C : Pretty easy to learn, and there are a lot of resources. The problem is that it is not easy to program well. It's very easy to write crappy code that's difficult to understand and maintain.

Vala : Although the language is simple, documentation is still lacking so you must resort to look at examples in other languages to understand how to do some things in Vala. It is easier to write maintainable programs. Vala is a more modern language which takes care of many of C pitfalls (e.g. memory management) but to use it properly you better have an Object Oriented background. (most of the examples I've seen are spaghetti code)

Posted: Mon 02 Nov 2009, 03:37
by rarsa
OK, I'm jumping into the Vala wagon.

I started today with Genie but found several little annoyances which, without proper documentation, gave me a headache.

So I moved to Vala and it just feels natural.
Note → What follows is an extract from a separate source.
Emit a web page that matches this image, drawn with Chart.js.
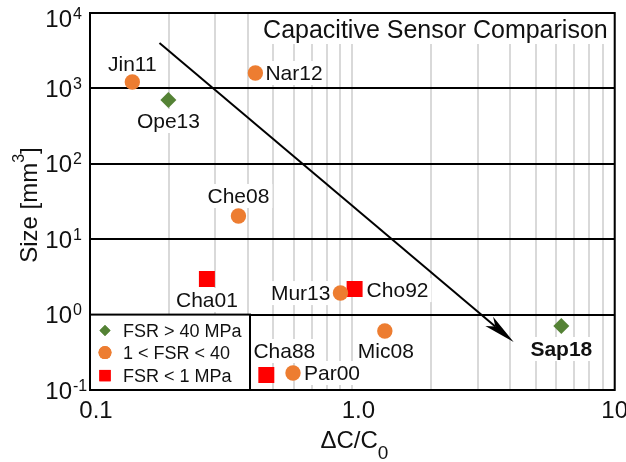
<!DOCTYPE html>
<html lang="en">
<head>
<meta charset="utf-8">
<title>Capacitive Sensor Comparison</title>
<script src="https://cdn.jsdelivr.net/npm/chart.js@4.4.1/dist/chart.umd.min.js"></script>
<style>
  html, body { margin: 0; padding: 0; background: #fff; }
  canvas { display: block; }
</style>
</head>
<body>
<canvas id="sensorChart" width="626" height="462"></canvas>
<script>
// Datos del gráfico
const seriesLabels = ['FSR > 40 MPa', '1 < FSR < 40', 'FSR < 1 MPa'];

const highNames = ['Ope13', 'Sap18'];
const highX = [0.199, 6.26];
const highY = [702, 0.706];

const midNames = ['Jin11', 'Nar12', 'Che08', 'Mur13', 'Mic08', 'Par00'];
const midX = [0.145, 0.427, 0.368, 0.901, 1.33, 0.594];
const midY = [1216, 1600, 20.3, 1.93, 0.605, 0.168];

const lowNames = ['Cha01', 'Cho92', 'Cha88'];
const lowX = [0.279, 1.02, 0.47];
const lowY = [2.97, 2.18, 0.158];

// Flecha de tendencia: inicio y fin (x, y)
const arrowFrom = [0.184, 4000];
const arrowTo = [4.12, 0.434];

// Etiquetas de ejes
const xTickValues = [0.1, 1, 10];
const xTickLabels = ['0.1', '1.0', '10'];
const yTickExponents = [-1, 0, 1, 2, 3, 4];
const chartTitle = 'Capacitive Sensor Comparison';
const highlighted = ['Sap18'];

// Estilo
const FONT = "'Liberation Sans', Arial, Helvetica, sans-serif";
const TEXT = '#111';
const colors = ['#548235', '#ED7D31', '#FF0000'];

// Colocación de cada etiqueta respecto a su punto
const labelPlacement = {
  Jin11: { dx: 0, dy: -18, align: 'center' },
  Ope13: { dx: 0, dy: 21, align: 'center' },
  Nar12: { dx: 10, dy: 0, align: 'left' },
  Che08: { dx: 0, dy: -20, align: 'center' },
  Cha01: { dx: 0, dy: 21, align: 'center' },
  Mur13: { dx: -10, dy: 0, align: 'right' },
  Cho92: { dx: 12, dy: 1, align: 'left' },
  Mic08: { dx: 1, dy: 20, align: 'center' },
  Sap18: { dx: 0, dy: 23, align: 'center' },
  Cha88: { dx: 18, dy: -24, align: 'center' },
  Par00: { dx: 11, dy: 0, align: 'left' },
};

const toPoints = (xs, ys, names) => xs.map((x, i) => ({ x, y: ys[i], name: names[i] }));

/**
 * Dibuja un texto con fondo blanco.
 */
const drawBoxedText = (ctx, text, x, y, align, bold) => {
  ctx.font = `${bold ? 'bold ' : ''}21px ${FONT}`;
  const w = ctx.measureText(text).width;
  let left = x;
  if (align === 'center') left = x - w / 2;
  if (align === 'right') left = x - w;
  ctx.fillStyle = '#fff';
  ctx.fillRect(left - 3, y - 12, w + 6, 24);
  ctx.fillStyle = TEXT;
  ctx.textAlign = 'left';
  ctx.textBaseline = 'middle';
  ctx.fillText(text, left, y + 1);
};

const annotationsPlugin = {
  id: 'annotations',
  beforeDatasetsDraw(chart) {
    const { ctx, chartArea: area, scales: { x, y } } = chart;
    ctx.save();

    // Título dentro del área
    ctx.font = `25px ${FONT}`;
    const tw = ctx.measureText(chartTitle).width;
    ctx.fillStyle = '#fff';
    ctx.fillRect(area.right - 7 - tw - 5, area.top, tw + 12, 31);
    ctx.fillStyle = TEXT;
    ctx.textAlign = 'right';
    ctx.textBaseline = 'alphabetic';
    ctx.fillText(chartTitle, area.right - 7, area.top + 25);

    // Etiquetas de los puntos
    chart.data.datasets.forEach((ds) => {
      ds.data.forEach((p) => {
        const pos = labelPlacement[p.name];
        drawBoxedText(ctx, p.name,
          x.getPixelForValue(p.x) + pos.dx,
          y.getPixelForValue(p.y) + pos.dy,
          pos.align, highlighted.includes(p.name));
      });
    });

    // Flecha
    const x0 = x.getPixelForValue(arrowFrom[0]);
    const y0 = y.getPixelForValue(arrowFrom[1]);
    const x1 = x.getPixelForValue(arrowTo[0]);
    const y1 = y.getPixelForValue(arrowTo[1]);
    const ang = Math.atan2(y1 - y0, x1 - x0);
    const len = 32, half = 6, notch = 8;
    const ux = Math.cos(ang), uy = Math.sin(ang);
    ctx.strokeStyle = '#000';
    ctx.lineWidth = 2;
    ctx.beginPath();
    ctx.moveTo(x0, y0);
    ctx.lineTo(x1 - ux * (len - notch), y1 - uy * (len - notch));
    ctx.stroke();
    ctx.fillStyle = '#000';
    ctx.beginPath();
    ctx.moveTo(x1, y1);
    ctx.lineTo(x1 - ux * len - uy * half, y1 - uy * len + ux * half);
    ctx.lineTo(x1 - ux * (len - notch), y1 - uy * (len - notch));
    ctx.lineTo(x1 - ux * len + uy * half, y1 - uy * len - ux * half);
    ctx.closePath();
    ctx.fill();
    ctx.restore();
  },
  afterDatasetsDraw(chart) {
    const { ctx, chartArea: area, scales: { x, y } } = chart;
    ctx.save();

    // Leyenda en la esquina inferior izquierda
    const boxTop = y.getPixelForValue(1);
    const boxW = 160;
    ctx.fillStyle = '#fff';
    ctx.fillRect(area.left, boxTop, boxW, area.bottom - boxTop);
    ctx.strokeStyle = '#000';
    ctx.lineWidth = 2;
    ctx.strokeRect(area.left, boxTop, boxW, area.bottom - boxTop);
    const styles = ['rectRot', 'circle', 'rect'];
    const radii = [5.5, 6.5, 8];
    const rows = [16, 38, 61];
    chart.data.datasets.forEach((ds, i) => {
      const cy = boxTop + rows[i];
      ctx.fillStyle = colors[i];
      Chart.helpers.drawPoint(ctx, { pointStyle: styles[i], radius: radii[i], borderWidth: 0 }, area.left + 15, cy);
      ctx.fill();
      ctx.fillStyle = TEXT;
      ctx.font = `18px ${FONT}`;
      ctx.textAlign = 'left';
      ctx.textBaseline = 'middle';
      ctx.fillText(ds.label, area.left + 33, cy + 1);
    });

    // Marco del gráfico
    ctx.strokeRect(area.left, area.top, area.right - area.left, area.bottom - area.top);

    // Etiquetas del eje Y con exponente
    ctx.fillStyle = TEXT;
    ctx.textBaseline = 'alphabetic';
    yTickExponents.forEach((e) => {
      const py = y.getPixelForValue(Math.pow(10, e));
      const base = Math.max(py + 8.5, 27);
      ctx.font = `24px ${FONT}`;
      ctx.textAlign = 'right';
      ctx.fillText('10', area.left - 18, base);
      ctx.font = `16px ${FONT}`;
      ctx.textAlign = 'left';
      ctx.fillText(String(e).replace('-', '\u2010'), area.left - 17, base - 8);
    });

    // Etiquetas del eje X
    ctx.font = `24px ${FONT}`;
    ctx.textAlign = 'center';
    xTickValues.forEach((v, i) => {
      const w = ctx.measureText(xTickLabels[i]).width;
      let px = x.getPixelForValue(v) + 6;
      if (px + w / 2 > chart.width + 2) px = chart.width + 2 - w / 2;
      ctx.fillText(xTickLabels[i], px, 418);
    });

    // Título del eje X: ΔC/C0
    const main = '\u0394C/C';
    ctx.font = `24px ${FONT}`;
    const mw = ctx.measureText(main).width;
    ctx.font = `19px ${FONT}`;
    const sw = ctx.measureText('0').width;
    const sx = (area.left + area.right) / 2 + 2 - (mw + sw) / 2;
    ctx.textAlign = 'left';
    ctx.font = `24px ${FONT}`;
    ctx.fillText(main, sx, 448);
    ctx.font = `19px ${FONT}`;
    ctx.fillText('0', sx + mw, 459);

    // Título del eje Y: Size [mm3]
    ctx.translate(37, 205);
    ctx.rotate(-Math.PI / 2);
    ctx.font = `24px ${FONT}`;
    const a = 'Size [mm', b = ']';
    const aw = ctx.measureText(a).width, bw = ctx.measureText(b).width;
    ctx.font = `16px ${FONT}`;
    const ew = ctx.measureText('3').width;
    let u = -(aw + ew + bw) / 2;
    ctx.font = `24px ${FONT}`;
    ctx.fillText(a, u, 0);
    u += aw;
    ctx.font = `16px ${FONT}`;
    ctx.fillText('3', u, -13);
    u += ew;
    ctx.font = `24px ${FONT}`;
    ctx.fillText(b, u, 0);
    ctx.restore();
  },
};

const datasets = [
  { label: seriesLabels[0], data: toPoints(highX, highY, highNames), pointStyle: 'rectRot', pointRadius: 8 },
  { label: seriesLabels[1], data: toPoints(midX, midY, midNames), pointStyle: 'circle', pointRadius: 7.7 },
  { label: seriesLabels[2], data: toPoints(lowX, lowY, lowNames), pointStyle: 'rect', pointRadius: 11.3 },
].map((ds, i) => ({ ...ds, backgroundColor: colors[i], borderWidth: 0, pointHoverRadius: ds.pointRadius }));

// Marcas del eje X: décadas y subdivisiones
const buildXTicks = (scale) => {
  const ticks = [];
  [0.1, 1].forEach((d) => {
    for (let k = 1; k <= 9; k++) ticks.push({ value: +(d * k).toPrecision(3) });
  });
  ticks.push({ value: 10 });
  scale.ticks = ticks;
};

const chartInstance = new Chart(document.getElementById('sensorChart'), {
  type: 'scatter',
  data: { datasets },
  options: {
    responsive: false,
    animation: false,
    layout: { padding: { top: 13, right: 6, left: 0, bottom: 0 } },
    plugins: { legend: { display: false }, tooltip: { enabled: false } },
    scales: {
      x: {
        type: 'logarithmic',
        min: 0.1,
        max: 10,
        ticks: { display: false },
        border: { display: false },
        grid: { color: '#d9d9d9', lineWidth: 2, drawTicks: false },
        afterBuildTicks: buildXTicks,
        afterFit: (scale) => { scale.height = 72; },
      },
      y: {
        type: 'logarithmic',
        min: 0.1,
        max: 10000,
        ticks: { display: false },
        border: { display: false },
        grid: { color: '#000', lineWidth: 2, drawTicks: false },
        afterBuildTicks: (scale) => {
          scale.ticks = yTickExponents.map((e) => ({ value: Math.pow(10, e) }));
        },
        afterFit: (scale) => { scale.width = 90; },
      },
    },
  },
  plugins: [annotationsPlugin],
});
</script>
</body>
</html>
I wrote a little test application that uses Gtk, Glade, and SQLite. Creating multiple windows defined in separate classes and source files. Some of those things are not well documented but I drew from experiences from other languages.

I know I'm at the bottom of the learning curve but I hope to put my new learnings to a good use. (time permitting)
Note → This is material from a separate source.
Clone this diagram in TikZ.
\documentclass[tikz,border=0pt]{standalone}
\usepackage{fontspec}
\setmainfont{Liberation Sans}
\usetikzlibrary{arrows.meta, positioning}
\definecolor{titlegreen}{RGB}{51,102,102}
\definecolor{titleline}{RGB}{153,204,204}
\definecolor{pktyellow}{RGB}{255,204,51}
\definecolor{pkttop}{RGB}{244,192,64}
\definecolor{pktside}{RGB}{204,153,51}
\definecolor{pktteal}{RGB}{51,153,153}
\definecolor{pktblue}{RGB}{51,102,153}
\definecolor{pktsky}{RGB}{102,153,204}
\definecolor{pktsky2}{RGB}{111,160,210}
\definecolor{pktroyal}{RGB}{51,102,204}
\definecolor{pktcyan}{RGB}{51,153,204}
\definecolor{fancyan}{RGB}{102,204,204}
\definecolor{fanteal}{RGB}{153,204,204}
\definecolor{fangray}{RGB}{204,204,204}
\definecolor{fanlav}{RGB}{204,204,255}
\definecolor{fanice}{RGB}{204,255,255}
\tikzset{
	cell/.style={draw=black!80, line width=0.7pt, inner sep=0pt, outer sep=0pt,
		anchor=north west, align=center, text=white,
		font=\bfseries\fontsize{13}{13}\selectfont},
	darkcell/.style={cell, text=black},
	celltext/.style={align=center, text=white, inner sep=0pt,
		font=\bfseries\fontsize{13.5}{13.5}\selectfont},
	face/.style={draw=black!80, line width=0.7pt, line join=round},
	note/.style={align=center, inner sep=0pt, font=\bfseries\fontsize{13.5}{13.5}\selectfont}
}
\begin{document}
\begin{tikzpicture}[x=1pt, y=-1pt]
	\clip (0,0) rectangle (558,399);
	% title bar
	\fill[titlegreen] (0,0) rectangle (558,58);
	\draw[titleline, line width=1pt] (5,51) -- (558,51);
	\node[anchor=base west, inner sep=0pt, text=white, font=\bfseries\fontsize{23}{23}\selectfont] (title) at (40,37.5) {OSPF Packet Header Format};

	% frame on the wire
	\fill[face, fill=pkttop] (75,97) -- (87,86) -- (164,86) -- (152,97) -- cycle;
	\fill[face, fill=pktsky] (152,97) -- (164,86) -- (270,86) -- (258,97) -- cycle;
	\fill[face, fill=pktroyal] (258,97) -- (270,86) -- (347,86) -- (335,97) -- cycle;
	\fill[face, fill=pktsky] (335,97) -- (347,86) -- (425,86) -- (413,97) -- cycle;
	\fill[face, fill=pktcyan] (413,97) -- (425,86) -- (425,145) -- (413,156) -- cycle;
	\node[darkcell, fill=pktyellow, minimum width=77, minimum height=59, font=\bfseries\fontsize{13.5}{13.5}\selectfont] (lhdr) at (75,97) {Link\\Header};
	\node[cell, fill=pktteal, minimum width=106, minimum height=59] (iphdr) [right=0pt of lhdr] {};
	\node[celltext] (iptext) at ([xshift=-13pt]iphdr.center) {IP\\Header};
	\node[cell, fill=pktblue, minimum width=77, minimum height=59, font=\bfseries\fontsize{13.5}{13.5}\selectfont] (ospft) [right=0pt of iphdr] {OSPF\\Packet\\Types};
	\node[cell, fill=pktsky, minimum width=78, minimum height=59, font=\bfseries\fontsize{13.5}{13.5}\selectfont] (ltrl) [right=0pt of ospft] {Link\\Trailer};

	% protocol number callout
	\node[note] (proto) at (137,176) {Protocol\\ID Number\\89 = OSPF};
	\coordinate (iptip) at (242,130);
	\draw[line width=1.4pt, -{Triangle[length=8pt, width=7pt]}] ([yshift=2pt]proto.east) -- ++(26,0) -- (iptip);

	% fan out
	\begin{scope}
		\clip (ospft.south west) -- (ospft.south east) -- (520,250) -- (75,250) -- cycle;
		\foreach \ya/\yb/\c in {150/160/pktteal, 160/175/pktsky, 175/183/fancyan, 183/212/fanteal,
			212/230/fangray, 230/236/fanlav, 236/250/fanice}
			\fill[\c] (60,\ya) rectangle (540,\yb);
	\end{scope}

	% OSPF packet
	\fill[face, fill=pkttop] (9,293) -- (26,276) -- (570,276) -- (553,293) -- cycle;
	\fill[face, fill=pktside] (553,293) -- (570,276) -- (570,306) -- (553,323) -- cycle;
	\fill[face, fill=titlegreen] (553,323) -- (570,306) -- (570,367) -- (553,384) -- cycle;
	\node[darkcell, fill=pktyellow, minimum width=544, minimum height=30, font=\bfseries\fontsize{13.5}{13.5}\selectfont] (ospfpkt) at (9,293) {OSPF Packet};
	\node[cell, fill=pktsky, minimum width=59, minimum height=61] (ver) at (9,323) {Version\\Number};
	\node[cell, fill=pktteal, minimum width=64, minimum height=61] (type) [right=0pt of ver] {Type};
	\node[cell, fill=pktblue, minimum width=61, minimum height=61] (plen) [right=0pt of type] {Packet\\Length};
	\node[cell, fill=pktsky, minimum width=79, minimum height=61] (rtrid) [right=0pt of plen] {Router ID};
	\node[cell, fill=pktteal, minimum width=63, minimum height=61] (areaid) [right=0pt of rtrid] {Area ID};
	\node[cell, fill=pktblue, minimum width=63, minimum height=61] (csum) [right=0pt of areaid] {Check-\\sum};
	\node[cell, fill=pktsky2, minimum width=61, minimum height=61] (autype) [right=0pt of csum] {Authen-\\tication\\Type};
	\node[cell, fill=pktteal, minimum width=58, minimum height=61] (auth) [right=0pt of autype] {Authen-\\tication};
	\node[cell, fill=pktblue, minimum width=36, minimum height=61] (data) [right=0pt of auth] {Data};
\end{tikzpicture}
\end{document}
Posted: Mon 02 Nov 2009, 23:13
by BarryK
rarsa,
Great to "hear" from you again!

Ah yes, I always remember your statement that anything with the name "Basic" in it makes you break out in a rash! :)

Posted: Fri 06 Nov 2009, 00:14
by rarsa
BarryK wrote:Great to "hear" from you again!
Thanks!
BarryK wrote:Ah yes, I always remember your statement that anything with the name "Basic" in it makes you break out in a rash! :)
Oh, I wouldn't put Genie in the same leage as Basic.

I think it is a nice language which I will surely get into once I get my head around Vala which is better documented.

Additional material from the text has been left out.